══ Provided data ══

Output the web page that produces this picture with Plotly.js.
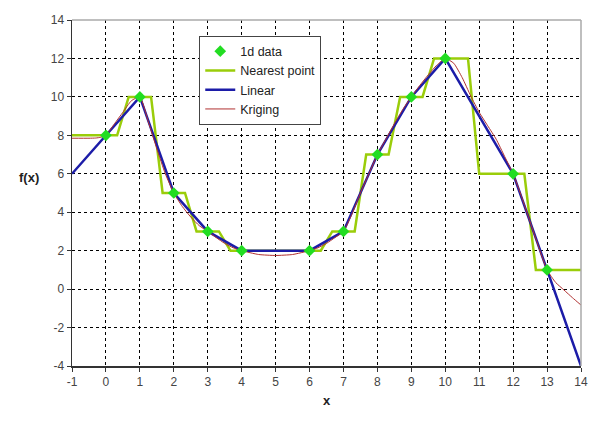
<!DOCTYPE html>
<html>
<head>
<meta charset="utf-8">
<script src="https://cdn.plot.ly/plotly-3.0.1.min.js"></script>
<style>html,body{margin:0;padding:0;background:#fff;}#chart{width:600px;height:423px;}</style>
</head>
<body>
<div id="chart"></div>
<script>
// 1d data points
const dataX = [0, 1, 2, 3, 4, 6, 7, 8, 9, 10, 12, 13];
const dataY = [8, 10, 5, 3, 2, 2, 3, 7, 10, 12, 6, 1];

// Nearest point (sampled step function corners)
const nearestX = [-1, 0.33, 0.67, 1.33, 1.67, 2.33, 2.67, 3.33, 3.67, 6.33, 6.67, 7.33, 7.67, 8.33, 8.67, 9.33, 9.67, 10.67, 11, 12.33, 12.67, 14];
const nearestY = [8, 8, 10, 10, 5, 5, 3, 3, 2, 2, 3, 3, 7, 7, 10, 10, 12, 12, 6, 6, 1, 1];

// Linear interpolation (with extrapolated ends)
const linearX = [-1, 0, 1, 2, 3, 4, 6, 7, 8, 9, 10, 12, 13, 14];
const linearY = [6, 8, 10, 5, 3, 2, 2, 3, 7, 10, 12, 6, 1, -4];

// Kriging curve
const krigX = [-1, -0.5, -0.3, -0.15, 0, 0.25, 0.5, 0.75, 1, 1.25, 1.5, 1.75, 2, 2.25, 2.5, 2.75, 3, 3.25, 3.5, 3.75, 4, 4.5, 5, 5.5, 6, 6.25, 6.5, 6.75, 7, 7.25, 7.5, 7.75, 8, 8.25, 8.5, 8.75, 9, 9.25, 9.5, 9.75, 10, 10.25, 10.5, 10.75, 11, 11.25, 11.5, 11.75, 12, 12.25, 12.5, 12.75, 13, 13.25, 13.5, 13.75, 14];
const krigY = [7.85, 7.85, 7.86, 7.9, 8, 8.6, 9.2, 9.8, 10, 8.7, 7.3, 6.0, 5, 4.3, 3.75, 3.3, 3, 2.68, 2.38, 2.15, 2, 1.8, 1.75, 1.8, 2, 2.15, 2.38, 2.68, 3, 3.9, 5, 6, 7, 7.8, 8.6, 9.35, 10, 10.6, 11.15, 11.65, 12, 11.75, 11.0, 10.05, 9.2, 8.5, 7.8, 6.9, 6, 4.8, 3.5, 2.2, 1, 0.35, -0.05, -0.45, -0.83];

const xTicks = [-1, 0, 1, 2, 3, 4, 5, 6, 7, 8, 9, 10, 11, 12, 13, 14];
const yTicks = [-4, -2, 0, 2, 4, 6, 8, 10, 12, 14];

const traces = [
  {x: nearestX, y: nearestY, mode: 'lines', name: 'Nearest point', legendrank: 2,
   line: {color: '#9ACD0A', width: 2.5}},
  {x: linearX, y: linearY, mode: 'lines', name: 'Linear', legendrank: 3,
   line: {color: '#1C1CA8', width: 2.5}},
  {x: krigX, y: krigY, mode: 'lines', name: 'Kriging', legendrank: 4,
   line: {color: '#B03030', width: 1, shape: 'spline', smoothing: 0.5}},
  {x: dataX, y: dataY, mode: 'markers', name: '1d data', legendrank: 1,
   marker: {symbol: 'diamond', color: '#22DD22', size: 9}}
];

const font = {family: 'Liberation Sans, Arial, sans-serif', size: 12, color: '#444'};

const layout = {
  width: 600, height: 423,
  margin: {l: 72, r: 19, t: 20, b: 57},
  paper_bgcolor: '#fff', plot_bgcolor: '#fff',
  font: font,
  showlegend: true,
  legend: {x: 0.25, y: 0.955, xanchor: 'left', yanchor: 'top', bgcolor: '#fff',
           bordercolor: '#444', borderwidth: 1, font: {family: 'Liberation Sans, Arial, sans-serif', size: 12.5, color: '#222'},
           tracegroupgap: 0, itemwidth: 30},
  xaxis: {range: [-1, 14], tickvals: xTicks, ticktext: xTicks.map(String),
          showgrid: true, gridcolor: '#000', griddash: '3px,3px', gridwidth: 1,
          showline: true, linecolor: '#333', linewidth: 1.5,
          ticks: 'outside', ticklen: 4, tickcolor: '#333', zeroline: false,
          title: {text: '<b>x</b>', font: {size: 13, color: '#222'}, standoff: 8}},
  yaxis: {range: [-4, 14], tickvals: yTicks, ticktext: yTicks.map(String),
          showgrid: true, gridcolor: '#000', griddash: '3px,3px', gridwidth: 1,
          showline: true, linecolor: '#333', linewidth: 1.5,
          ticks: 'outside', ticklen: 4, tickcolor: '#333', zeroline: false},
  shapes: [
    {type: 'line', xref: 'paper', yref: 'paper', x0: 0, x1: 1, y0: 1, y1: 1, line: {color: '#aaa', width: 1.5}, layer: 'above'},
    {type: 'line', xref: 'paper', yref: 'paper', x0: 1, x1: 1, y0: 0, y1: 1, line: {color: '#aaa', width: 1.5}, layer: 'above'}
  ],
  annotations: [
    {text: '<b>f(x)</b>', xref: 'paper', yref: 'y', x: -0.085, y: 5.8, showarrow: false,
     xanchor: 'center', font: {size: 13, color: '#222'}}
  ]
};

Plotly.newPlot('chart', traces, layout, {displayModeBar: false, staticPlot: true});
</script>
</body>
</html>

═══

**Task details:** Give again, exactly, the lines from the start of the data through the one holding "10, 12, 6, 1];"; omit the pictures.

**Result:**
Output the web page that produces this picture with Plotly.js.
<!DOCTYPE html>
<html>
<head>
<meta charset="utf-8">
<script src="https://cdn.plot.ly/plotly-3.0.1.min.js"></script>
<style>html,body{margin:0;padding:0;background:#fff;}#chart{width:600px;height:423px;}</style>
</head>
<body>
<div id="chart"></div>
<script>
// 1d data points
const dataX = [0, 1, 2, 3, 4, 6, 7, 8, 9, 10, 12, 13];
const dataY = [8, 10, 5, 3, 2, 2, 3, 7, 10, 12, 6, 1];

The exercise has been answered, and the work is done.